STATED PROBLEM ::
In the listing below, find the line holding "Give me the D3.js source for this chart." and the line holding "const xLabels = d3.range(1969, 2004, 2);". Write out those two lines and all lines between, exactly, and nothing more.
━━━
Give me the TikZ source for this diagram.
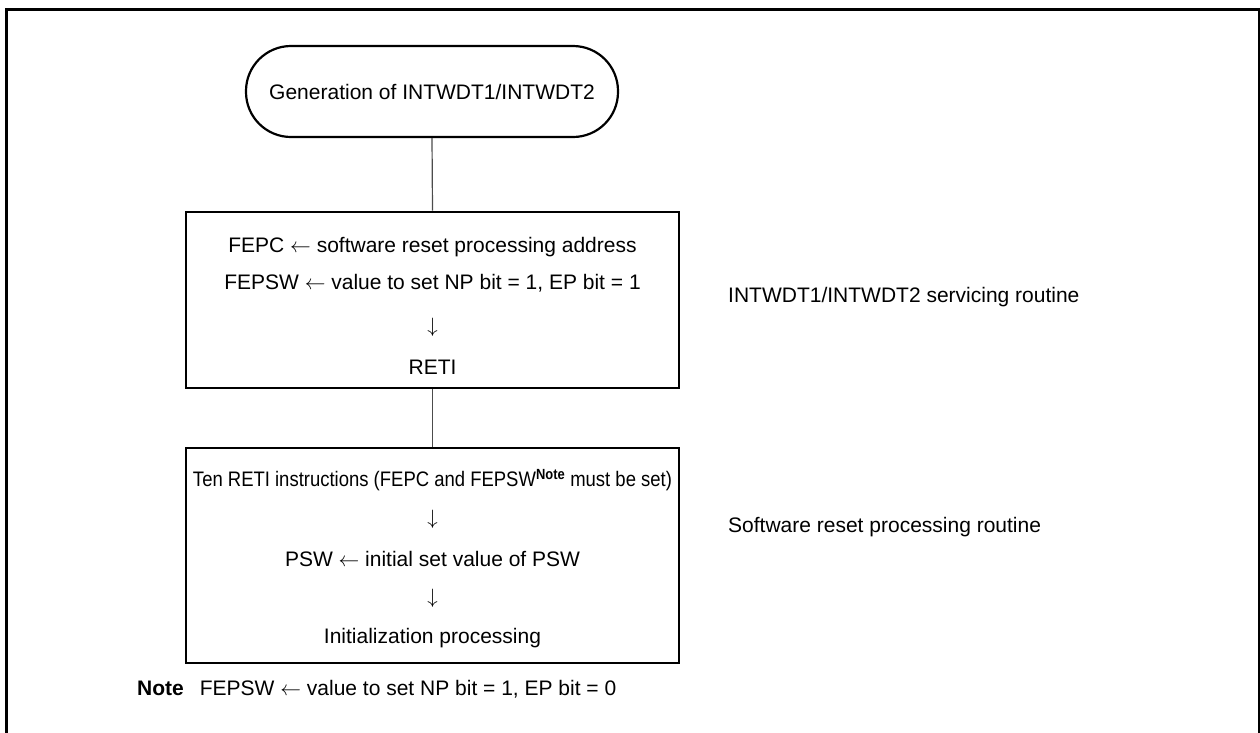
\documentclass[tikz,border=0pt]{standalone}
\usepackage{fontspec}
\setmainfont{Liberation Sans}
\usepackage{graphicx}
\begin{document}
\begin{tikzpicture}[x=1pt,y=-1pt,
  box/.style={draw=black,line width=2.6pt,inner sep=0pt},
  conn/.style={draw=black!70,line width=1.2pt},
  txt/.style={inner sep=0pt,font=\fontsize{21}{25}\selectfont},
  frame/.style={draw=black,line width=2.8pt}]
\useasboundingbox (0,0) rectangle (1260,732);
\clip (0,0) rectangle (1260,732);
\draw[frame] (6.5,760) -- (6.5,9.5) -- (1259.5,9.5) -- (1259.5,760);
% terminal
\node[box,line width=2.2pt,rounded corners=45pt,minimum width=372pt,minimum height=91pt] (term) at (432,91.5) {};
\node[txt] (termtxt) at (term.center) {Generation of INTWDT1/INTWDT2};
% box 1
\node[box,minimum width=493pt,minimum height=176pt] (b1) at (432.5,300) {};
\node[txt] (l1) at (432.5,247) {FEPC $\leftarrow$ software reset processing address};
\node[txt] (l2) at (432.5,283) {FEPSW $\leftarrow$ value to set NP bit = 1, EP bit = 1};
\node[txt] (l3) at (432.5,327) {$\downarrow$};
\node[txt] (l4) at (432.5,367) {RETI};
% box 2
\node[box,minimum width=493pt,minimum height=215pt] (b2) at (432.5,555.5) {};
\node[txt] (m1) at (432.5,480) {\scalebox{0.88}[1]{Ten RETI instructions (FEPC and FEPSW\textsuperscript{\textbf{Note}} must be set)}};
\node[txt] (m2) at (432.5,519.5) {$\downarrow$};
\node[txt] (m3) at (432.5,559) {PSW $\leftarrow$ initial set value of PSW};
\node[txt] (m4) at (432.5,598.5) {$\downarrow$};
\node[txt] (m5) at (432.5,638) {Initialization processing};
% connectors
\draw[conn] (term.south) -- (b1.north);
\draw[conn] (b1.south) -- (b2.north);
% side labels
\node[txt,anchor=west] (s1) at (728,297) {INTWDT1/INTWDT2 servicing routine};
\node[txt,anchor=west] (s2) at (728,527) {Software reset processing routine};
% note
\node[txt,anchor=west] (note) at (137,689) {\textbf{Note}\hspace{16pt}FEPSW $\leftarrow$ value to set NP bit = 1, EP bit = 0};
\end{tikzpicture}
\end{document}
━━━
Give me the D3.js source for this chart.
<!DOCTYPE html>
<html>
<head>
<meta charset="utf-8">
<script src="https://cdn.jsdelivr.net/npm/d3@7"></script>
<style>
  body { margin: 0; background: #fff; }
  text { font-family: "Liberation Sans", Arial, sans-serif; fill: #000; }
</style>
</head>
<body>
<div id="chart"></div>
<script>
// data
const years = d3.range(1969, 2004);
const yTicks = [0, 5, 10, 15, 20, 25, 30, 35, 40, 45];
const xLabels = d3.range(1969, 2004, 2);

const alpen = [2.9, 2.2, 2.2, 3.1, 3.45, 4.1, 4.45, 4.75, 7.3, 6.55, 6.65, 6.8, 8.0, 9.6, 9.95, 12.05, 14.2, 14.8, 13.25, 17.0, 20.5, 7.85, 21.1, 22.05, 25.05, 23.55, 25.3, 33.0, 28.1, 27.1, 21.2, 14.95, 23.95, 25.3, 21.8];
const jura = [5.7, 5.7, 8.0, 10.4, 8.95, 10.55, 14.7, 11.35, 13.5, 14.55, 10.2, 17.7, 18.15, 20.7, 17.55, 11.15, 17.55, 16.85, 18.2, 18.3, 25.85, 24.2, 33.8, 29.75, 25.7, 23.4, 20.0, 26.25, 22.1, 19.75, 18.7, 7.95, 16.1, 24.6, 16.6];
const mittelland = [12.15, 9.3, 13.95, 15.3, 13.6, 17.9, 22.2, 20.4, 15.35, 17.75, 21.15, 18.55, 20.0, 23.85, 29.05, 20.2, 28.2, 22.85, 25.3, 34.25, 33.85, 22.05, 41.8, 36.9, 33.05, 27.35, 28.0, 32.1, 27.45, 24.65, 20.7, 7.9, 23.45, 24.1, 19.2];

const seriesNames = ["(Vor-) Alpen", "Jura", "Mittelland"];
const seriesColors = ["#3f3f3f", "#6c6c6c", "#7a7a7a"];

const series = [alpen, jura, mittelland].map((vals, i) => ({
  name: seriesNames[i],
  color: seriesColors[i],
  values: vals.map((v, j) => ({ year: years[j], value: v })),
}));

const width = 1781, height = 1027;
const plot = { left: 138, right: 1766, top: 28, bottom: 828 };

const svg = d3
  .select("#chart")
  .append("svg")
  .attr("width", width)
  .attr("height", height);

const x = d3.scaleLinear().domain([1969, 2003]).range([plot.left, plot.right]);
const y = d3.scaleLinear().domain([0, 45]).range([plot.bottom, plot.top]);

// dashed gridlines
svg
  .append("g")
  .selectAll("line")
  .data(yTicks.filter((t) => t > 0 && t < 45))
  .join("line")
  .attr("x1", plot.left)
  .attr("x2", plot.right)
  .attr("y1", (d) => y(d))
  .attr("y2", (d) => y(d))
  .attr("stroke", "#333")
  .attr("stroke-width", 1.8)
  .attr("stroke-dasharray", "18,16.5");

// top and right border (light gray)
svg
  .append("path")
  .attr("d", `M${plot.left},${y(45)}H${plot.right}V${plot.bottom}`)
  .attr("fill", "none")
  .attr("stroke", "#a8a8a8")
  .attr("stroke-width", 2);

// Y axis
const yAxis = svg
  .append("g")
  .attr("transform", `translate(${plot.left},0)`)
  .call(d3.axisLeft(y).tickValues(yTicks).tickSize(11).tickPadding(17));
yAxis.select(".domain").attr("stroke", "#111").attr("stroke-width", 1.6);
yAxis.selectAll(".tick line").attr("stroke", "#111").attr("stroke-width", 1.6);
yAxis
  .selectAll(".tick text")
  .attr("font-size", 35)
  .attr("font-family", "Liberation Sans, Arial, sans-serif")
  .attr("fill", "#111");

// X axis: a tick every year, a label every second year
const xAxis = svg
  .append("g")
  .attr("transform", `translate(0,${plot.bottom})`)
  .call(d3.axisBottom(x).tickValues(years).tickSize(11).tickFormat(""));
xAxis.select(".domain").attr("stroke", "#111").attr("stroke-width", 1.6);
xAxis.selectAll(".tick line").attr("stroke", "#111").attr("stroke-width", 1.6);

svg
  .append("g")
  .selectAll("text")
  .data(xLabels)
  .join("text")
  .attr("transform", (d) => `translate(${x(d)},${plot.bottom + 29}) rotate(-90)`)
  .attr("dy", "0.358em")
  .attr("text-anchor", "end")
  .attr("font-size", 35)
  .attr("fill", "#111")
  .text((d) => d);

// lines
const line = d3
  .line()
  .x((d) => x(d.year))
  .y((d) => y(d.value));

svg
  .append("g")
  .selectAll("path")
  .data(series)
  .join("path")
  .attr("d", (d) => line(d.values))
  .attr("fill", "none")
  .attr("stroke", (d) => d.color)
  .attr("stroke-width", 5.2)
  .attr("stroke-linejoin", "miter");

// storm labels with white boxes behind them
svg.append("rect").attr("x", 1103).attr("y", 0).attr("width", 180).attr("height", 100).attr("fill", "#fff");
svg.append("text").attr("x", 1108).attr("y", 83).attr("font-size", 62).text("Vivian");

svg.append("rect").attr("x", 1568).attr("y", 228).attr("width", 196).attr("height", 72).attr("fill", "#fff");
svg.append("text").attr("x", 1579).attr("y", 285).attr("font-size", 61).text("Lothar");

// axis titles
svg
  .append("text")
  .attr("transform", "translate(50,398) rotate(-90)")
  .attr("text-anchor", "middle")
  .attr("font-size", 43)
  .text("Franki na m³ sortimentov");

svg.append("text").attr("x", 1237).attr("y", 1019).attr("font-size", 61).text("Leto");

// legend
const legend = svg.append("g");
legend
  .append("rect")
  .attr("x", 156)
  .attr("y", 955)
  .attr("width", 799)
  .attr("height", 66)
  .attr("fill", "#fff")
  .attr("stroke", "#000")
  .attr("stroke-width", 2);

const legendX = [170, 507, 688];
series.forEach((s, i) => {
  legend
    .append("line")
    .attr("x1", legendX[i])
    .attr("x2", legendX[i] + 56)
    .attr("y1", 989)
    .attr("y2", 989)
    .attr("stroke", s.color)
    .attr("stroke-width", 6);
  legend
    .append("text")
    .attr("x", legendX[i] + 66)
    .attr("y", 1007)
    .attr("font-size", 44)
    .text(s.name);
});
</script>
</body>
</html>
━━━
THE COMPLETED TASK ::
Give me the D3.js source for this chart.
<!DOCTYPE html>
<html>
<head>
<meta charset="utf-8">
<script src="https://cdn.jsdelivr.net/npm/d3@7"></script>
<style>
  body { margin: 0; background: #fff; }
  text { font-family: "Liberation Sans", Arial, sans-serif; fill: #000; }
</style>
</head>
<body>
<div id="chart"></div>
<script>
// data
const years = d3.range(1969, 2004);
const yTicks = [0, 5, 10, 15, 20, 25, 30, 35, 40, 45];
const xLabels = d3.range(1969, 2004, 2);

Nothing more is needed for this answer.